La scelta delle cover tradisce una varietà di ascolti al limite della compulsione. Troviamo versioni acustiche di Sonic Youth (Death Valley ’69 conserva la rabbia dell’originale nel tempo e nella vocalità sbilenca) e The Cure (A Night Like This qui è dilatata  e resa ancora  più eterea) che risultano del tutto inattese affiancate ad artisti decisamente più vicini alla produzione di Alberto Mariotti, come Tom Waits (Blind Love), The Replacements (Swinging Party ) e The Waterboys (The Whole Of The Moon ).

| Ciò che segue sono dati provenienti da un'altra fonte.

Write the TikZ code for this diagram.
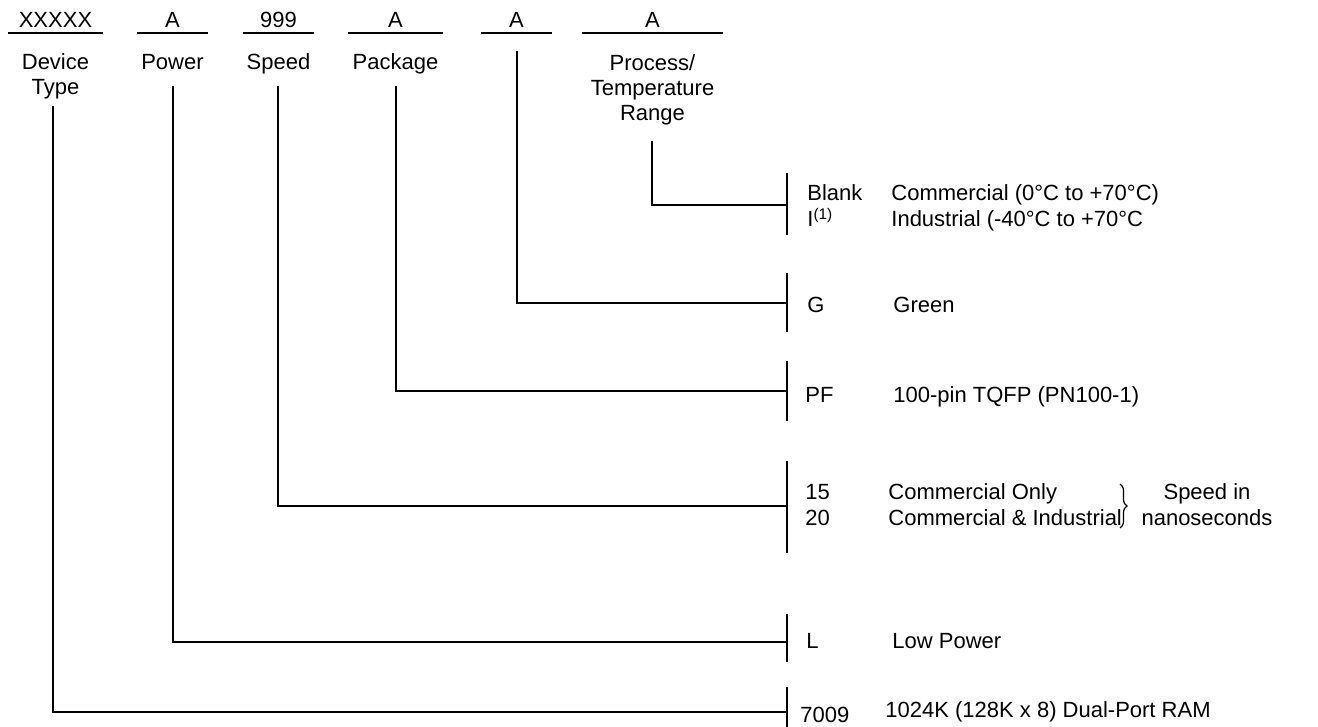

Tuttavia, complice la veste sonora scarnificata del disco, il tutto si amalgama dando una percezione di omogeneità inaspettata.

Un plauso, King Of The Opera, se lo merita soprattutto per aver corso il rischio di sembrare inutilmente auto-celebrativo. Uno ulteriore se lo merita per come è riuscito a scongiurarne il pericolo. Probabilmente Pangos Sessions è realmente solo una bandierina, piantata con la scusa dei trent’anni, per mettere in chiaro ciò che è stato in attesa di un nuovo album vero e proprio. Magari con un altro nome d’arte o ripescandone uno vecchio. A questo punto la partita sembra completamente aperta a qualunque stravolgimento. L’unica certezza che rimane è la costante della penna ispirata di Alberto Mariotti.